** REQUEST **
From the entries below, reproduce exactly the lines from the one with "Generate a Python" through the one with "pn_y = [0] * len(pn_x)", both included, without images.

** RECORDS FOR THIS TASK **
-=-=-
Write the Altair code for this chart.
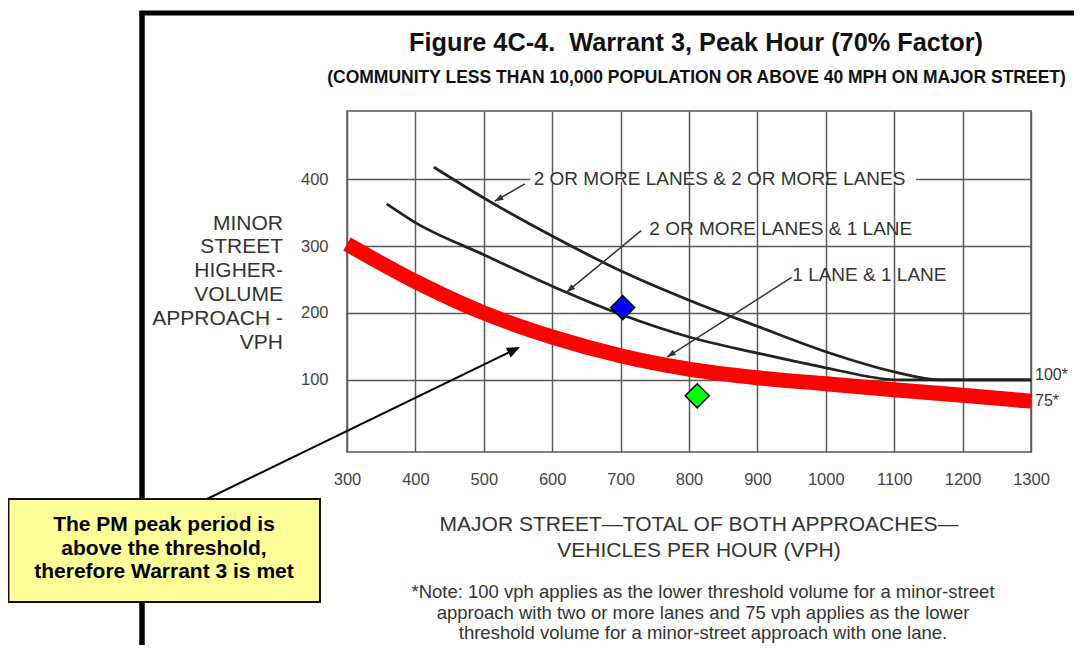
import math
import altair as alt
import pandas as pd

# ---------------- data ----------------
major_ticks = [300, 400, 500, 600, 700, 800, 900, 1000, 1100, 1200, 1300]
minor_ticks = [100, 200, 300, 400]

# 2 or more lanes & 2 or more lanes
two_two_x = [427, 500, 600, 700, 800, 900, 1000, 1100, 1166, 1300]
two_two_y = [418, 372, 315, 263, 219, 180, 142, 112, 100, 100]
# 2 or more lanes & 1 lane
two_one_x = [358, 400, 500, 600, 700, 800, 900, 1000, 1105, 1300]
two_one_y = [363, 335, 287, 240, 198, 164, 140, 118, 100, 100]
# 1 lane & 1 lane (highlighted)
one_one_x = [300, 400, 500, 600, 700, 800, 900, 1000, 1100, 1200, 1300]
one_one_y = [303, 247, 200, 164, 136, 116, 103, 94, 85, 77, 68]

# observed peak-hour volumes
obs_names = ["Peak period 1", "PM peak period"]
obs_major = [703, 812]
obs_minor = [208, 76]

# curve labels and their leader lines (data units)
lane_labels = ["2 OR MORE LANES & 2 OR MORE LANES", "2 OR MORE LANES & 1 LANE", "1 LANE & 1 LANE"]
label_major = [573, 742, 951]
label_minor = [401, 326, 256]
lead_major = [560, 730, 950]
lead_minor = [393, 323, 253]
lead_major2 = [516, 621, 768]
lead_minor2 = [367, 231, 134]

end_labels = ["100*", "75*"]
end_major = [1300, 1300]
end_minor = [100, 68]

title_text = "Figure 4C-4.\u00a0 Warrant 3, Peak Hour (70% Factor)"
subtitle_text = "(COMMUNITY LESS THAN 10,000 POPULATION OR ABOVE 40 MPH ON MAJOR STREET)"
y_title = ["MINOR", "STREET", "HIGHER-", "VOLUME", "APPROACH -", "VPH"]
x_title = ["MAJOR STREET\u2014TOTAL OF BOTH APPROACHES\u2014", "VEHICLES PER HOUR (VPH)"]
note_text = [
    "*Note: 100 vph applies as the lower threshold volume for a minor-street",
    "approach with two or more lanes and 75 vph applies as the lower",
    "threshold volume for a minor-street approach with one lane.",
]
box_text = ["The PM peak period is", "above the threshold,", "therefore Warrant 3 is met"]

# ---------------- layout ----------------
W, H = 684, 341
X_DOM = [300, 1300]
Y_DOM = [-8, 502]
KX = W / (X_DOM[1] - X_DOM[0])
KY = H / (Y_DOM[1] - Y_DOM[0])
FONT = "Liberation Sans"
TXT = "#333333"
GRID = "#5a5a5a"

xs = alt.Scale(domain=X_DOM, nice=False, zero=False)
ys = alt.Scale(domain=Y_DOM, nice=False, zero=False)

axis_common = dict(grid=True, ticks=False, domain=False, title=None, labelFont=FONT,
                   labelFontSize=16.5, labelColor="#444444", labelPadding=19, format="d",
                   labelOverlap=False, gridColor=GRID, gridWidth=1.5, gridOpacity=1)
x_axis = alt.Axis(values=major_ticks, labelFlush=False, **axis_common)
y_axis = alt.Axis(values=minor_ticks, **axis_common)


def X(f="major"):
    return alt.X(f"{f}:Q", scale=xs, axis=x_axis)


def Y(f="minor"):
    return alt.Y(f"{f}:Q", scale=ys, axis=y_axis)


def curve_df(name, xv, yv):
    return pd.DataFrame({"series": name, "major": xv, "minor": yv, "order": list(range(len(xv)))})


black_df = pd.concat([curve_df("2+ & 2+", two_two_x, two_two_y),
                      curve_df("2+ & 1", two_one_x, two_one_y)], ignore_index=True)
red_df = curve_df("1 & 1", one_one_x, one_one_y)

black = alt.Chart(black_df).mark_line(color="#222222", strokeWidth=2.8, interpolate="monotone").encode(
    x=X(), y=Y(), detail="series:N", order="order:Q")

red = alt.Chart(red_df).mark_line(color="#FF0000", strokeWidth=15, interpolate="monotone",
                                  strokeCap="butt").encode(x=X(), y=Y(), order="order:Q")

# white mask behind the top label (hides the 400 grid line under the text)
mask_df = pd.DataFrame({"major": [568], "major2": [1132], "minor": [396], "minor2": [404]})
mask = alt.Chart(mask_df).mark_rect(color="white").encode(
    x=X(), x2="major2:Q", y=Y(), y2="minor2:Q")

lab_df = pd.DataFrame({"label": lane_labels, "major": label_major, "minor": label_minor})
labels = alt.Chart(lab_df).mark_text(align="left", baseline="middle", font=FONT, fontSize=19,
                                     color=TXT).encode(x=X(), y=Y(), text="label:N")

ang = [math.degrees(math.atan2((x2 - x1) * KX, (y2 - y1) * KY)) % 360
       for x1, y1, x2, y2 in zip(lead_major, lead_minor, lead_major2, lead_minor2)]
lead_df = pd.DataFrame({"major": lead_major, "minor": lead_minor,
                        "major2": lead_major2, "minor2": lead_minor2, "ang": ang})
leaders = alt.Chart(lead_df).mark_rule(color="#333333", strokeWidth=1.5).encode(
    x=X(), y=Y(), x2="major2:Q", y2="minor2:Q")
heads_df = pd.DataFrame({"major": lead_major2, "minor": lead_minor2, "ang": ang})
heads = alt.Chart(heads_df).mark_point(shape="M0,0L0.36,1L-0.36,1Z", filled=True, size=300,
                                       color="#333333", opacity=1).encode(
    x=X(), y=Y(), angle=alt.Angle("ang:Q", scale=None))

end_df = pd.DataFrame({"label": end_labels, "major": end_major, "minor": end_minor})
end100 = alt.Chart(end_df.iloc[[0]]).mark_text(align="left", baseline="middle", dx=4, dy=-5,
                                               font=FONT, fontSize=16, color=TXT).encode(
    x=X(), y=Y(), text="label:N")
end75 = alt.Chart(end_df.iloc[[1]]).mark_text(align="left", baseline="middle", dx=4, dy=0,
                                              font=FONT, fontSize=16, color=TXT).encode(
    x=X(), y=Y(), text="label:N")

obs_df = pd.DataFrame({"name": obs_names, "major": obs_major, "minor": obs_minor})
points = alt.Chart(obs_df).mark_point(shape="diamond", filled=True, size=576, stroke="black",
                                      strokeWidth=1.5, opacity=1).encode(
    x=X(), y=Y(),
    fill=alt.Fill("name:N", scale=alt.Scale(domain=obs_names, range=["#0000FF", "#00FF00"]),
                  legend=None))

one = pd.DataFrame({"k": [0]})


def text_block(text, x, y, **kw):
    return alt.Chart(one).mark_text(text=text, **kw).encode(x=alt.value(x), y=alt.value(y))


def rule(x, x2, y, y2, **kw):
    return alt.Chart(one).mark_rule(**kw).encode(
        x=alt.value(x), x2=alt.value(x2), y=alt.value(y), y2=alt.value(y2))


title = text_block(title_text, 349, -68, align="center", baseline="middle", font=FONT,
                   fontSize=25.3, fontWeight="bold", color="#111111")
subtitle = text_block(subtitle_text, 349.5, -33, align="center", baseline="middle", font=FONT,
                      fontSize=17.5, fontWeight="bold", color="#111111")
ytitle = text_block(y_title, -64, 101.6, align="right", baseline="top", font=FONT, fontSize=21,
                    lineHeight=23.8, color=TXT)
xtitle = text_block(x_title, 352, 403, align="center", baseline="top", font=FONT, fontSize=21,
                    lineHeight=26, color=TXT)
note = text_block(note_text, 356, 472, align="center", baseline="top", font=FONT, fontSize=18.5,
                  lineHeight=20.5, color=TXT)

frame_left = rule(-205, -205, -100, 534, color="black", strokeWidth=5.5)
frame_top = rule(-207.5, 727, -98, -98, color="black", strokeWidth=5)

box = alt.Chart(one).mark_rect(fill="#FFFF99", stroke="#111111", strokeWidth=2).encode(
    x=alt.value(-338.5), x2=alt.value(-27), y=alt.value(388), y2=alt.value(491))
box_lbl = text_block(box_text, -183, 403, align="center", baseline="top", font=FONT,
                     fontSize=21, fontWeight="bold", lineHeight=23.7, color="black")

pointer = rule(-140, 170, 388, 237.5, color="black", strokeWidth=2)
ptr_ang = math.degrees(math.atan2(173 - (-140), 388 - 236))
pointer_head = alt.Chart(one).mark_point(shape="M0,0L0.42,1L-0.42,1Z", filled=True, size=676,
                                         color="black", opacity=1, angle=ptr_ang).encode(
    x=alt.value(173), y=alt.value(236))

chart = alt.layer(
    black, mask, red, leaders, heads, labels, end100, end75, points,
    frame_left, frame_top, title, subtitle, ytitle, xtitle, note,
    pointer, pointer_head, box, box_lbl,
).properties(
    width=W, height=H,
    autosize=alt.AutoSizeParams(type="none"),
    padding={"left": 339, "top": 103, "right": 43, "bottom": 193},
    background="white",
).configure_view(stroke=GRID, strokeWidth=1.5)

chart.save("out.html", embed_options={"renderer": "svg", "actions": False})
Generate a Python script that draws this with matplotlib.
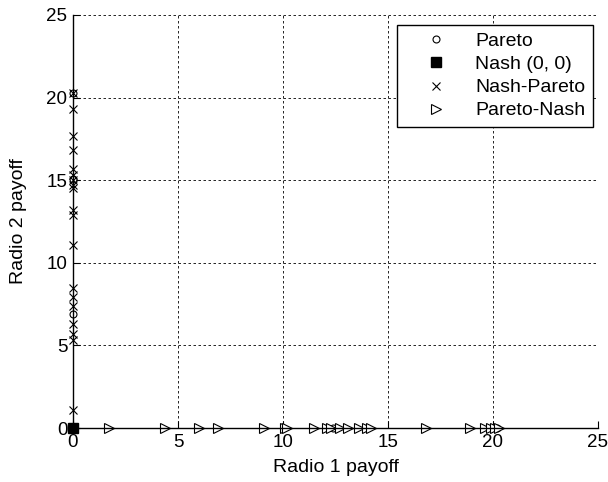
import matplotlib as mpl
mpl.use('Agg')
import matplotlib.pyplot as plt

plt.rcParams['font.family'] = ['Liberation Sans', 'DejaVu Sans']

# Pareto points (r1, r2)
pareto_x = [0, 0, 0, 12.4, 20.2]
pareto_y = [20.3, 15.1, 6.9, 0, 0]

# Nash point
nash_x = [0]
nash_y = [0]

# Nash-Pareto points lie on the radio 2 axis
np_y = [1.1, 5.3, 5.7, 6.3, 7.4, 7.9, 8.5, 11.1, 12.9, 13.2, 14.5, 14.7,
        15.0, 15.3, 15.7, 16.8, 17.7, 19.3, 20.3]
np_x = [0] * len(np_y)

# Pareto-Nash points lie on the radio 1 axis
pn_x = [1.7, 4.4, 6.0, 6.9, 9.1, 10.1, 10.2, 11.5, 12.1, 12.3, 12.7, 13.1,
        13.6, 14.0, 14.2, 16.8, 18.9, 19.6, 19.9, 20.1, 20.3]
pn_y = [0] * len(pn_x)

fig = plt.figure(figsize=(6.08, 4.82), dpi=100)
ax = fig.add_axes([0.120, 0.112, 0.8635, 0.857])

ax.plot(pareto_x, pareto_y, 'o', mfc='white', mec='black', ms=5, mew=0.8,
        clip_on=False, label='Pareto')
ax.plot(nash_x, nash_y, 's', mfc='black', mec='black', ms=7,
        clip_on=False, label='Nash (0, 0)')
ax.plot(np_x, np_y, 'x', color='black', ms=6, mew=0.8,
        clip_on=False, label='Nash-Pareto')
ax.plot(pn_x, pn_y, '>', mfc='white', mec='black', ms=7, mew=0.8,
        clip_on=False, label='Pareto-Nash')

ax.set_xlim(0, 25)
ax.set_ylim(0, 25)
ax.set_xticks([0, 5, 10, 15, 20, 25])
ax.set_yticks([0, 5, 10, 15, 20, 25])
ax.grid(True, color='black', linestyle=(0, (3, 3)), linewidth=0.6)
ax.set_axisbelow(True)
ax.spines['top'].set_visible(False)
ax.spines['right'].set_visible(False)
ax.spines['left'].set_linewidth(1.0)
ax.spines['bottom'].set_linewidth(1.0)
ax.tick_params(direction='in', length=5, width=0.8, labelsize=13.5,
               top=False, right=False, pad=4)

ax.set_xlabel('Radio 1 payoff', fontsize=14, labelpad=6)
ax.set_ylabel('Radio 2 payoff', fontsize=14, labelpad=14)

leg = ax.legend(loc='upper right', bbox_to_anchor=(0.9905, 0.976),
                fontsize=14, frameon=True, fancybox=False,
                edgecolor='black', framealpha=1, borderpad=0.4,
                labelspacing=0.28, handlelength=3.2, handletextpad=0.4,
                borderaxespad=0)
leg.get_frame().set_linewidth(1.0)

fig.savefig('out.png', dpi=100)
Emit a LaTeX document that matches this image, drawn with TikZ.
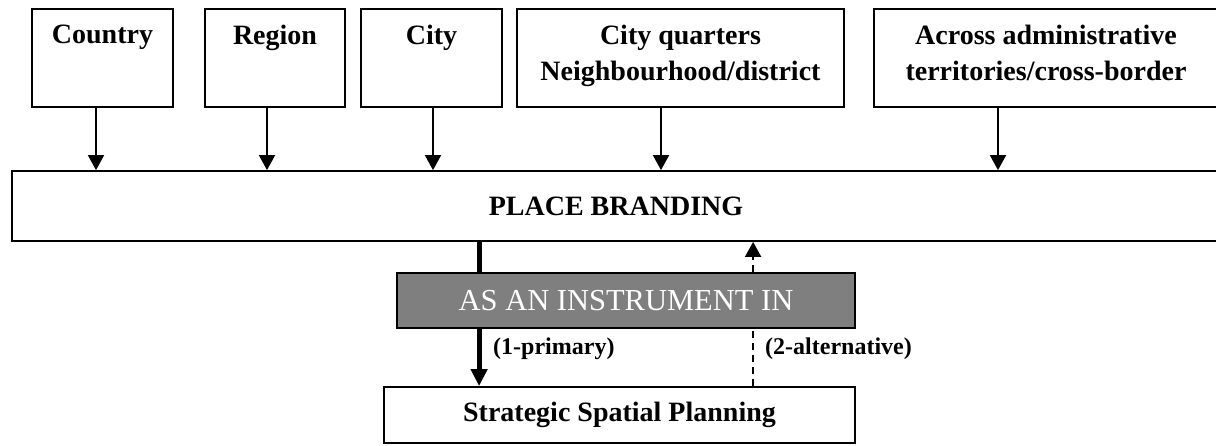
\documentclass[tikz,border=0pt]{standalone}
\usepackage{fontspec}
\setmainfont{Liberation Serif}
\usetikzlibrary{arrows.meta,calc}
\definecolor{instrgray}{RGB}{127,127,127}
\begin{document}
\begin{tikzpicture}[x=1pt,y=-1pt,
  box/.style={draw=black, line width=1.8pt, rectangle, inner sep=0pt},
  toplbl/.style={anchor=north, inner sep=0pt, align=center,
    font=\fontsize{28}{36}\selectfont\bfseries},
  midlbl/.style={font=\fontsize{28}{30}\selectfont\bfseries},
  flowlbl/.style={anchor=west, inner sep=0pt,
    font=\fontsize{24}{26}\selectfont\bfseries},
  arr/.style={line width=1.8pt, -{Triangle[width=16pt,length=15pt]}},
  thickarr/.style={line width=5pt, -{Triangle[width=16pt,length=17pt]}},
  thickline/.style={line width=5pt},
  dasharr/.style={line width=1.8pt, dash pattern=on 7pt off 5pt,
    -{Triangle[width=16pt,length=15pt]}},
  dashline/.style={line width=1.8pt, dash pattern=on 7pt off 5pt}]
\useasboundingbox (0,0) rectangle (1216,445);
\fill[white] (0,0) rectangle (1216,445);

% territorial levels
\node[box, minimum width=141pt, minimum height=98pt] (country) at (102.5,58) {};
\node[box, minimum width=140pt, minimum height=98pt] (region)  at (275,58) {};
\node[box, minimum width=141pt, minimum height=98pt] (city)    at (431.5,58) {};
\node[box, minimum width=327pt, minimum height=98pt] (quarter) at (680.5,58) {};
\node[box, minimum width=344pt, minimum height=98pt] (across)  at (1046,58) {};

\node[toplbl] at ([yshift=-17pt]country.north) {Country};
\node[toplbl] at ([yshift=-17pt]region.north) {Region};
\node[toplbl] at ([yshift=-17pt]city.north) {City};
\node[toplbl] at ([yshift=-17pt]quarter.north) {City quarters\\Neighbourhood/district};
\node[toplbl] at ([yshift=-17pt]across.north) {Across administrative\\territories/cross-border};

% place branding bar
\node[box, minimum width=1208pt, minimum height=70pt, midlbl] (pb) at (616,206) {PLACE BRANDING};

% instrument bar and planning box
\node[box, fill=instrgray, minimum width=458pt, minimum height=55pt,
  text=white, font=\fontsize{30.5}{32}\selectfont] (instr) at (626,300.5) {AS AN INSTRUMENT IN};
\node[box, minimum width=471pt, minimum height=56pt, midlbl] (ssp) at (619.5,415) {Strategic Spatial Planning};

% arrows from the levels into place branding
\draw[arr] ([xshift=-6.5pt]country.south) -- ([xshift=-6.5pt]country.south |- pb.north);
\draw[arr] ([xshift=-8pt]region.south) -- ([xshift=-8pt]region.south |- pb.north);
\draw[arr] ([xshift=1.5pt]city.south) -- ([xshift=1.5pt]city.south |- pb.north);
\draw[arr] ([xshift=-19.5pt]quarter.south) -- ([xshift=-19.5pt]quarter.south |- pb.north);
\draw[arr] ([xshift=-48pt]across.south) -- ([xshift=-48pt]across.south |- pb.north);

% primary route (solid) and alternative route (dashed)
\coordinate (prim) at ([xshift=83pt]instr.north west);
\coordinate (alt) at ([xshift=357pt]instr.north west);
\draw[thickline] (prim |- pb.south) -- (prim |- instr.north);
\draw[thickarr] (prim |- instr.south) -- (prim |- ssp.north);
\draw[dashline] (alt |- ssp.north) -- (alt |- instr.south);
\draw[dasharr] (alt |- instr.north) -- (alt |- pb.south);

\node[flowlbl] (l1) at (493,349) {(1-primary)};
\node[flowlbl] (l2) at (765,349) {(2-alternative)};
\end{tikzpicture}
\end{document}
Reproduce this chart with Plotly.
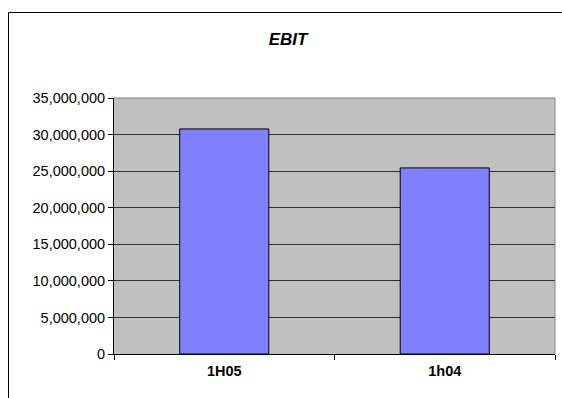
import plotly.graph_objects as go

# EBIT by half-year period
periods = ["1H05", "1h04"]
ebit = [30770000, 25440000]
y_ticks = [0, 5000000, 10000000, 15000000, 20000000, 25000000, 30000000, 35000000]

W, H = 562, 398
L, R, T, B = 114, 7, 98, 44
pw, ph = W - L - R, H - T - B

fig = go.Figure(
    go.Bar(
        x=periods,
        y=ebit,
        marker=dict(color="#8080FF", line=dict(color="#000000", width=1)),
        hoverinfo="x+y",
    )
)

font = "Liberation Sans, Arial, sans-serif"

# outer chart border (left and top edges; the rest runs off the page)
bx = (8.5 - L) / pw
by = (H - B - 12.5) / ph

fig.update_layout(
    width=W,
    height=H,
    margin=dict(l=L, r=R, t=T, b=B, pad=0),
    paper_bgcolor="#FFFFFF",
    plot_bgcolor="#C0C0C0",
    bargap=0.596,
    showlegend=False,
    title=dict(
        text="<b><i>EBIT</i></b>",
        font=dict(family=font, size=17, color="#000000"),
        x=288 / W,
        xref="container",
        xanchor="center",
        y=1 - 39 / H,
        yref="container",
        yanchor="middle",
    ),
    xaxis=dict(
        type="category",
        showline=True,
        linecolor="#000000",
        linewidth=1,
        ticks="outside",
        tickson="boundaries",
        ticklen=5,
        tickcolor="#000000",
        showgrid=False,
        tickfont=dict(family=font, size=14.5, color="#000000", weight="bold"),
        ticklabelstandoff=4,
    ),
    yaxis=dict(
        range=[0, 35000000],
        tickvals=y_ticks,
        tickformat=",d",
        showline=True,
        linecolor="#000000",
        linewidth=1,
        ticks="outside",
        ticklen=5,
        tickcolor="#000000",
        showgrid=True,
        gridcolor="#303030",
        gridwidth=1,
        zeroline=False,
        tickfont=dict(family=font, size=14.5, color="#000000"),
    ),
    shapes=[
        # grey frame on the top and right of the plot area
        dict(type="line", xref="paper", yref="paper", x0=0, x1=1, y0=1, y1=1,
             line=dict(color="#808080", width=1), layer="above"),
        dict(type="line", xref="paper", yref="paper", x0=1, x1=1, y0=0, y1=1,
             line=dict(color="#808080", width=1), layer="above"),
        dict(type="line", xref="paper", yref="paper", x0=bx, x1=bx, y0=by, y1=-B / ph,
             line=dict(color="#000000", width=1), layer="above"),
        dict(type="line", xref="paper", yref="paper", x0=bx, x1=1 + R / pw, y0=by, y1=by,
             line=dict(color="#000000", width=1), layer="above"),
    ],
)

fig.write_html("out.html", config={"displayModeBar": False})
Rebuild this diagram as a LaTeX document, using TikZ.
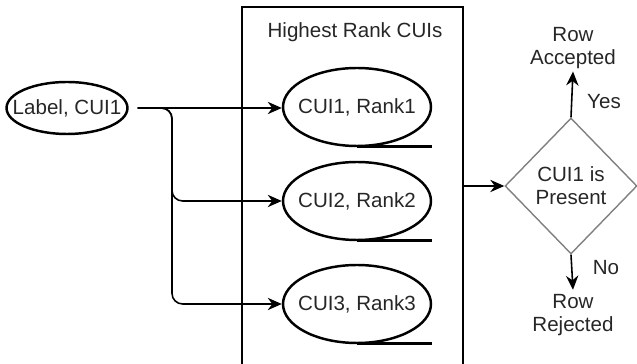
\documentclass[tikz,border=0pt]{standalone}
\usepackage{fontspec}
\setmainfont{Liberation Sans}
\usetikzlibrary{shapes.geometric,arrows.meta}
\begin{document}
\begin{tikzpicture}[x=0.02cm,y=-0.02cm,
  every node/.style={font=\fontsize{11.7}{13.2}\selectfont, text=black!85},
  ell/.style={draw, ellipse, line width=1.4pt, inner sep=0pt},
  arr/.style={-{Stealth[length=8pt,width=7pt]}, line width=0.9pt},
  thin/.style={line width=0.8pt}]
\useasboundingbox (0,0) rectangle (637,364);
% container
\node[draw, thin, minimum width=4.42cm, minimum height=7.46cm, inner sep=0pt] (box) at (352.5,193.5) {};
\node (title) at (355,32) {Highest Rank CUIs};
% left ellipse
\node[ell, minimum width=2.42cm, minimum height=1.04cm] (lab) at (67,108) {\makebox[0pt]{Label, CUI1}};
% rank ellipses
\node[ell, minimum width=2.96cm, minimum height=1.56cm] (c1) at (357,107) {\makebox[0pt]{CUI1, Rank1}};
\node[ell, minimum width=2.96cm, minimum height=1.56cm] (c2) at (357,201) {\makebox[0pt]{CUI2, Rank2}};
\node[ell, minimum width=2.96cm, minimum height=1.56cm] (c3) at (357,304) {\makebox[0pt]{CUI3, Rank3}};
\foreach \n in {c1,c2,c3}{
  \draw[line width=1.4pt] ([yshift=0.5pt]\n.south) -- ([yshift=0.5pt]\n.south -| \n.east);
}
% diamond
\node[draw=black!50, thin, diamond, minimum width=2.64cm, minimum height=2.72cm, inner sep=0pt, align=center] (dia) at (571,186) {CUI1 is\\Present};
\node[align=center] (acc) at (573,48) {Row\\Accepted};
\node[align=center] (rej) at (573,315) {Row\\Rejected};
\node (yes) at (604,102) {Yes};
\node (no) at (606,268) {No};
% connectors
\coordinate (j) at (172,108);
\draw[arr] ([xshift=5pt]lab.east) -- (c1.west |- lab.east);
\draw[arr, rounded corners=6pt] ([xshift=5pt]lab.east) -- (j) |- (c2.west);
\draw[arr, rounded corners=6pt] ([xshift=5pt]lab.east) -- (j) |- (c3.west);
\draw[arr] (box.east |- dia.west) -- (dia.west);
\draw[arr] (dia.north) -- ([yshift=2pt]acc.south);
\draw[arr] (dia.south) -- ([yshift=-1pt]rej.north);
\end{tikzpicture}
\end{document}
-=-=-
** SOLUTION TO THIS EXERCISE **
Generate a Python script that draws this with matplotlib.
import matplotlib as mpl
mpl.use('Agg')
import matplotlib.pyplot as plt

plt.rcParams['font.family'] = ['Liberation Sans', 'DejaVu Sans']

# Pareto points (r1, r2)
pareto_x = [0, 0, 0, 12.4, 20.2]
pareto_y = [20.3, 15.1, 6.9, 0, 0]

# Nash point
nash_x = [0]
nash_y = [0]

# Nash-Pareto points lie on the radio 2 axis
np_y = [1.1, 5.3, 5.7, 6.3, 7.4, 7.9, 8.5, 11.1, 12.9, 13.2, 14.5, 14.7,
        15.0, 15.3, 15.7, 16.8, 17.7, 19.3, 20.3]
np_x = [0] * len(np_y)

# Pareto-Nash points lie on the radio 1 axis
pn_x = [1.7, 4.4, 6.0, 6.9, 9.1, 10.1, 10.2, 11.5, 12.1, 12.3, 12.7, 13.1,
        13.6, 14.0, 14.2, 16.8, 18.9, 19.6, 19.9, 20.1, 20.3]
pn_y = [0] * len(pn_x)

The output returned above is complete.